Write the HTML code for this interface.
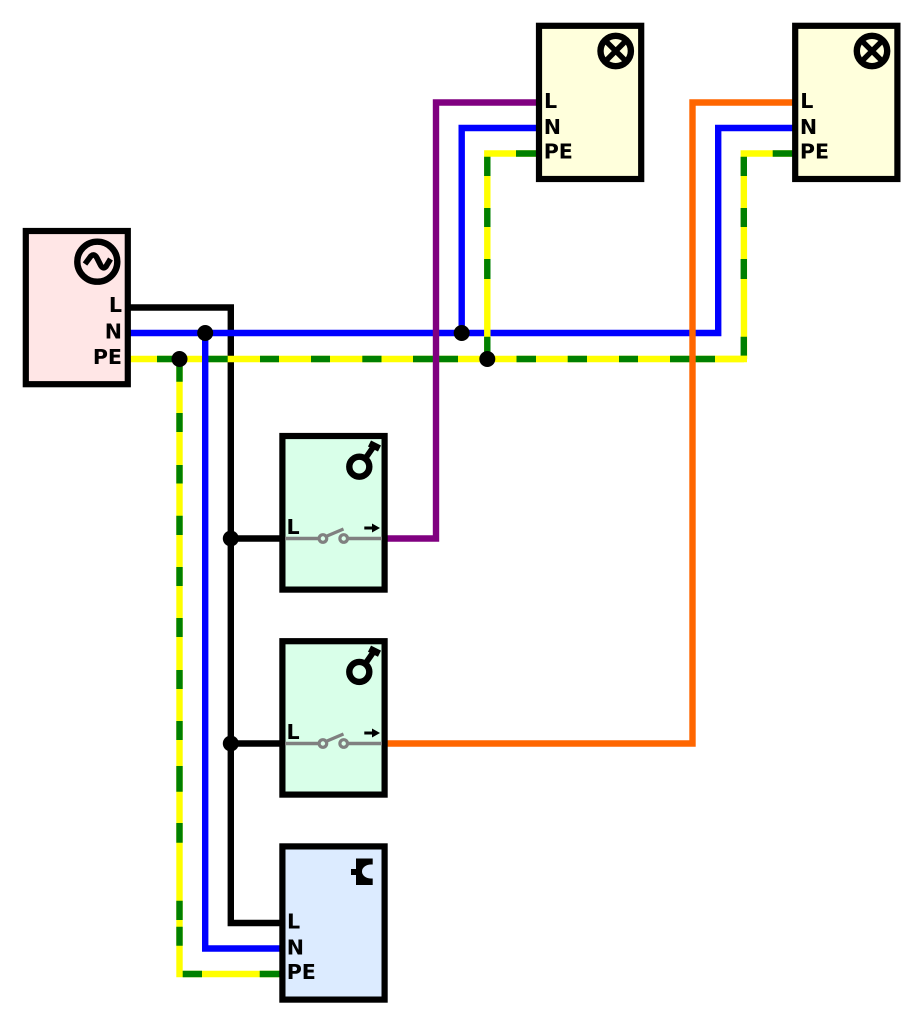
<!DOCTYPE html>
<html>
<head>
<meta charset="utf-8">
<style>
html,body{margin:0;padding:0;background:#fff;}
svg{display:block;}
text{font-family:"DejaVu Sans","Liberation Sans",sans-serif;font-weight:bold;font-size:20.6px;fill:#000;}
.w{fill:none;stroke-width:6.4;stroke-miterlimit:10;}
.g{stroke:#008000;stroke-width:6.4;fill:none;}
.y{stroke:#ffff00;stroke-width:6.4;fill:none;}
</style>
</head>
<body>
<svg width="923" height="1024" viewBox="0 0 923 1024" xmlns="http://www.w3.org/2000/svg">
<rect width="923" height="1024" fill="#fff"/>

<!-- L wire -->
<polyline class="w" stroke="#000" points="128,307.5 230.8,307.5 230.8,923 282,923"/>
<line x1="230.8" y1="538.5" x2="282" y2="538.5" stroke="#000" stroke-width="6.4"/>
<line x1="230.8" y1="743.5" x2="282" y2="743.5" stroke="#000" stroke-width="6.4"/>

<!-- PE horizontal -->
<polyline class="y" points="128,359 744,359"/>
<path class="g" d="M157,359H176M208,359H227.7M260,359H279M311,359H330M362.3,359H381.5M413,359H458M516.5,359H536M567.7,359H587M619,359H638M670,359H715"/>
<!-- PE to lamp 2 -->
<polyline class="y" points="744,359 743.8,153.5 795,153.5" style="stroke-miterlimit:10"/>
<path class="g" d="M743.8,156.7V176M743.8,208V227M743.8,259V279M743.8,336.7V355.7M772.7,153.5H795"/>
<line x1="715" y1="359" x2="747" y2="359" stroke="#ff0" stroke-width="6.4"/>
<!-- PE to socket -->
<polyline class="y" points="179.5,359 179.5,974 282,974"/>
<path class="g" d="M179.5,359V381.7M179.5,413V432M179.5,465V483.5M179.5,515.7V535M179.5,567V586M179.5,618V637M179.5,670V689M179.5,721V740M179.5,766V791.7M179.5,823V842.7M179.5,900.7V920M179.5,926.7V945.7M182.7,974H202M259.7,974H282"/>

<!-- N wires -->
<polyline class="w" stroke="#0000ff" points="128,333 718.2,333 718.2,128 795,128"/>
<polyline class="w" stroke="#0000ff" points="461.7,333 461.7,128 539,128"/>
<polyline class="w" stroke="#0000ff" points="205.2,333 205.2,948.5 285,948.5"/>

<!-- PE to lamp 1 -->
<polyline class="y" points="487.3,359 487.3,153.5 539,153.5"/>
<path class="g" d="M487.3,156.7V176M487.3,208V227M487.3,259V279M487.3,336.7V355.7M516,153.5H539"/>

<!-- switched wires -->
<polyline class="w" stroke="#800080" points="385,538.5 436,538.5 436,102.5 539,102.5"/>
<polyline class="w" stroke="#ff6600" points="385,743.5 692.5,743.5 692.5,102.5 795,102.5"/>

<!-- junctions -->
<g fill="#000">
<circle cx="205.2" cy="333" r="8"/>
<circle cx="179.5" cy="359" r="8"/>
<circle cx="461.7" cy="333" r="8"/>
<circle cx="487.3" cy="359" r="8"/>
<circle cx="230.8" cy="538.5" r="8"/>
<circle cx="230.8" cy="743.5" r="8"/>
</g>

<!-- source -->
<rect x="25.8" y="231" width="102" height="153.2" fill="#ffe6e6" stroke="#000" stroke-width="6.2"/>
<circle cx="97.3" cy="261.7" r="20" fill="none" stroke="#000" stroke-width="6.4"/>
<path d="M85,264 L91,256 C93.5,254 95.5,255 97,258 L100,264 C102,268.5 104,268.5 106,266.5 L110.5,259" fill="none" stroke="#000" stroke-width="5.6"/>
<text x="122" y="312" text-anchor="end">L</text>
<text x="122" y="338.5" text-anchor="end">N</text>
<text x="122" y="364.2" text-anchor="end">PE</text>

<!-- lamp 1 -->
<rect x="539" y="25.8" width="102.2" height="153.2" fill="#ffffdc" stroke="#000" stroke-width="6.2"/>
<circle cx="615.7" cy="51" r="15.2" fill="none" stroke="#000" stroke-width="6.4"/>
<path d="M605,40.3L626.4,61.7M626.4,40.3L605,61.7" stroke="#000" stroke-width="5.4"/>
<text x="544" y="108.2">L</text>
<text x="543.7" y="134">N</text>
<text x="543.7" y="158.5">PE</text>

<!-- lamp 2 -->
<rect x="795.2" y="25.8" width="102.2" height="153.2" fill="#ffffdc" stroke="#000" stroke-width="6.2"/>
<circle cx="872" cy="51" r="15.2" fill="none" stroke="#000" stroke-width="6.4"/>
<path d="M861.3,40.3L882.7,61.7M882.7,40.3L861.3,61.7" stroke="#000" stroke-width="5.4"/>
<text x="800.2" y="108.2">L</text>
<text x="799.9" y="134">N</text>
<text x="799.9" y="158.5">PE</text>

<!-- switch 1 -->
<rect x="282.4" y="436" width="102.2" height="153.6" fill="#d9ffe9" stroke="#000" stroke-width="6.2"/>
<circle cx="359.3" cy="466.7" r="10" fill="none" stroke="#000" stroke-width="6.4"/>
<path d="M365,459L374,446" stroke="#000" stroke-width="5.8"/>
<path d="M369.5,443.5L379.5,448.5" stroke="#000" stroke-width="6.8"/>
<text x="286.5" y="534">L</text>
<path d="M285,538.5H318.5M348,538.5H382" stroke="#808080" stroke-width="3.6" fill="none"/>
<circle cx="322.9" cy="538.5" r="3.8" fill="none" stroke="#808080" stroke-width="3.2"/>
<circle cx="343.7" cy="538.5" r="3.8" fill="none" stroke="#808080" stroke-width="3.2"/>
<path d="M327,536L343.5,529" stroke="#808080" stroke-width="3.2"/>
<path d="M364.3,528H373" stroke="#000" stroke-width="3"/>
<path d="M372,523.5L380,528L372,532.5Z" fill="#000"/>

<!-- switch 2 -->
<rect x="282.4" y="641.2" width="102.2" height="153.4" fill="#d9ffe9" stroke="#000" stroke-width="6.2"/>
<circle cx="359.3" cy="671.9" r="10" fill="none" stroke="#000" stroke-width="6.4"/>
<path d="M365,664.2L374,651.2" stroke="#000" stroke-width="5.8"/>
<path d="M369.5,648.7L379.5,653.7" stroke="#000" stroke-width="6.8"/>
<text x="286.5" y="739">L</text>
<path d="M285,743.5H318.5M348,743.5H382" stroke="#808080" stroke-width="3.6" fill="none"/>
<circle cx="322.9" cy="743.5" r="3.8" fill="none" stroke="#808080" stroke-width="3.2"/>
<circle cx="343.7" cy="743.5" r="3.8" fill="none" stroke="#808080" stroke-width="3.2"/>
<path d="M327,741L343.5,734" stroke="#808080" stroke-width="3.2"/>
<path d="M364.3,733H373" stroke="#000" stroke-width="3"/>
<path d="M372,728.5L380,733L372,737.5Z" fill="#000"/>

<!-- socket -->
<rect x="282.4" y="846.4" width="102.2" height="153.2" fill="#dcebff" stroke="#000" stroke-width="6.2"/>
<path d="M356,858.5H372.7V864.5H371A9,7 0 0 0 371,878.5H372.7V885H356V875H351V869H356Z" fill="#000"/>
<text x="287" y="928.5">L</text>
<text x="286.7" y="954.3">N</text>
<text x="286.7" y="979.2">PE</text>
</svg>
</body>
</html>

☆ ☆ ☆ ☆ ☆ ☆ ☆

• GIVEN TASK: Repeat the lines above exactly, and keep every picture out.

• RESULT OF THE TASK:
Write the HTML code for this interface.
<!DOCTYPE html>
<html>
<head>
<meta charset="utf-8">
<style>
html,body{margin:0;padding:0;background:#fff;}
svg{display:block;}
text{font-family:"DejaVu Sans","Liberation Sans",sans-serif;font-weight:bold;font-size:20.6px;fill:#000;}
.w{fill:none;stroke-width:6.4;stroke-miterlimit:10;}
.g{stroke:#008000;stroke-width:6.4;fill:none;}
.y{stroke:#ffff00;stroke-width:6.4;fill:none;}
</style>
</head>
<body>
<svg width="923" height="1024" viewBox="0 0 923 1024" xmlns="http://www.w3.org/2000/svg">
<rect width="923" height="1024" fill="#fff"/>

<!-- L wire -->
<polyline class="w" stroke="#000" points="128,307.5 230.8,307.5 230.8,923 282,923"/>
<line x1="230.8" y1="538.5" x2="282" y2="538.5" stroke="#000" stroke-width="6.4"/>
<line x1="230.8" y1="743.5" x2="282" y2="743.5" stroke="#000" stroke-width="6.4"/>

<!-- PE horizontal -->
<polyline class="y" points="128,359 744,359"/>
<path class="g" d="M157,359H176M208,359H227.7M260,359H279M311,359H330M362.3,359H381.5M413,359H458M516.5,359H536M567.7,359H587M619,359H638M670,359H715"/>
<!-- PE to lamp 2 -->
<polyline class="y" points="744,359 743.8,153.5 795,153.5" style="stroke-miterlimit:10"/>
<path class="g" d="M743.8,156.7V176M743.8,208V227M743.8,259V279M743.8,336.7V355.7M772.7,153.5H795"/>
<line x1="715" y1="359" x2="747" y2="359" stroke="#ff0" stroke-width="6.4"/>
<!-- PE to socket -->
<polyline class="y" points="179.5,359 179.5,974 282,974"/>
<path class="g" d="M179.5,359V381.7M179.5,413V432M179.5,465V483.5M179.5,515.7V535M179.5,567V586M179.5,618V637M179.5,670V689M179.5,721V740M179.5,766V791.7M179.5,823V842.7M179.5,900.7V920M179.5,926.7V945.7M182.7,974H202M259.7,974H282"/>

<!-- N wires -->
<polyline class="w" stroke="#0000ff" points="128,333 718.2,333 718.2,128 795,128"/>
<polyline class="w" stroke="#0000ff" points="461.7,333 461.7,128 539,128"/>
<polyline class="w" stroke="#0000ff" points="205.2,333 205.2,948.5 285,948.5"/>

<!-- PE to lamp 1 -->
<polyline class="y" points="487.3,359 487.3,153.5 539,153.5"/>
<path class="g" d="M487.3,156.7V176M487.3,208V227M487.3,259V279M487.3,336.7V355.7M516,153.5H539"/>

<!-- switched wires -->
<polyline class="w" stroke="#800080" points="385,538.5 436,538.5 436,102.5 539,102.5"/>
<polyline class="w" stroke="#ff6600" points="385,743.5 692.5,743.5 692.5,102.5 795,102.5"/>

<!-- junctions -->
<g fill="#000">
<circle cx="205.2" cy="333" r="8"/>
<circle cx="179.5" cy="359" r="8"/>
<circle cx="461.7" cy="333" r="8"/>
<circle cx="487.3" cy="359" r="8"/>
<circle cx="230.8" cy="538.5" r="8"/>
<circle cx="230.8" cy="743.5" r="8"/>
</g>

<!-- source -->
<rect x="25.8" y="231" width="102" height="153.2" fill="#ffe6e6" stroke="#000" stroke-width="6.2"/>
<circle cx="97.3" cy="261.7" r="20" fill="none" stroke="#000" stroke-width="6.4"/>
<path d="M85,264 L91,256 C93.5,254 95.5,255 97,258 L100,264 C102,268.5 104,268.5 106,266.5 L110.5,259" fill="none" stroke="#000" stroke-width="5.6"/>
<text x="122" y="312" text-anchor="end">L</text>
<text x="122" y="338.5" text-anchor="end">N</text>
<text x="122" y="364.2" text-anchor="end">PE</text>

<!-- lamp 1 -->
<rect x="539" y="25.8" width="102.2" height="153.2" fill="#ffffdc" stroke="#000" stroke-width="6.2"/>
<circle cx="615.7" cy="51" r="15.2" fill="none" stroke="#000" stroke-width="6.4"/>
<path d="M605,40.3L626.4,61.7M626.4,40.3L605,61.7" stroke="#000" stroke-width="5.4"/>
<text x="544" y="108.2">L</text>
<text x="543.7" y="134">N</text>
<text x="543.7" y="158.5">PE</text>

<!-- lamp 2 -->
<rect x="795.2" y="25.8" width="102.2" height="153.2" fill="#ffffdc" stroke="#000" stroke-width="6.2"/>
<circle cx="872" cy="51" r="15.2" fill="none" stroke="#000" stroke-width="6.4"/>
<path d="M861.3,40.3L882.7,61.7M882.7,40.3L861.3,61.7" stroke="#000" stroke-width="5.4"/>
<text x="800.2" y="108.2">L</text>
<text x="799.9" y="134">N</text>
<text x="799.9" y="158.5">PE</text>

<!-- switch 1 -->
<rect x="282.4" y="436" width="102.2" height="153.6" fill="#d9ffe9" stroke="#000" stroke-width="6.2"/>
<circle cx="359.3" cy="466.7" r="10" fill="none" stroke="#000" stroke-width="6.4"/>
<path d="M365,459L374,446" stroke="#000" stroke-width="5.8"/>
<path d="M369.5,443.5L379.5,448.5" stroke="#000" stroke-width="6.8"/>
<text x="286.5" y="534">L</text>
<path d="M285,538.5H318.5M348,538.5H382" stroke="#808080" stroke-width="3.6" fill="none"/>
<circle cx="322.9" cy="538.5" r="3.8" fill="none" stroke="#808080" stroke-width="3.2"/>
<circle cx="343.7" cy="538.5" r="3.8" fill="none" stroke="#808080" stroke-width="3.2"/>
<path d="M327,536L343.5,529" stroke="#808080" stroke-width="3.2"/>
<path d="M364.3,528H373" stroke="#000" stroke-width="3"/>
<path d="M372,523.5L380,528L372,532.5Z" fill="#000"/>

<!-- switch 2 -->
<rect x="282.4" y="641.2" width="102.2" height="153.4" fill="#d9ffe9" stroke="#000" stroke-width="6.2"/>
<circle cx="359.3" cy="671.9" r="10" fill="none" stroke="#000" stroke-width="6.4"/>
<path d="M365,664.2L374,651.2" stroke="#000" stroke-width="5.8"/>
<path d="M369.5,648.7L379.5,653.7" stroke="#000" stroke-width="6.8"/>
<text x="286.5" y="739">L</text>
<path d="M285,743.5H318.5M348,743.5H382" stroke="#808080" stroke-width="3.6" fill="none"/>
<circle cx="322.9" cy="743.5" r="3.8" fill="none" stroke="#808080" stroke-width="3.2"/>
<circle cx="343.7" cy="743.5" r="3.8" fill="none" stroke="#808080" stroke-width="3.2"/>
<path d="M327,741L343.5,734" stroke="#808080" stroke-width="3.2"/>
<path d="M364.3,733H373" stroke="#000" stroke-width="3"/>
<path d="M372,728.5L380,733L372,737.5Z" fill="#000"/>

<!-- socket -->
<rect x="282.4" y="846.4" width="102.2" height="153.2" fill="#dcebff" stroke="#000" stroke-width="6.2"/>
<path d="M356,858.5H372.7V864.5H371A9,7 0 0 0 371,878.5H372.7V885H356V875H351V869H356Z" fill="#000"/>
<text x="287" y="928.5">L</text>
<text x="286.7" y="954.3">N</text>
<text x="286.7" y="979.2">PE</text>
</svg>
</body>
</html>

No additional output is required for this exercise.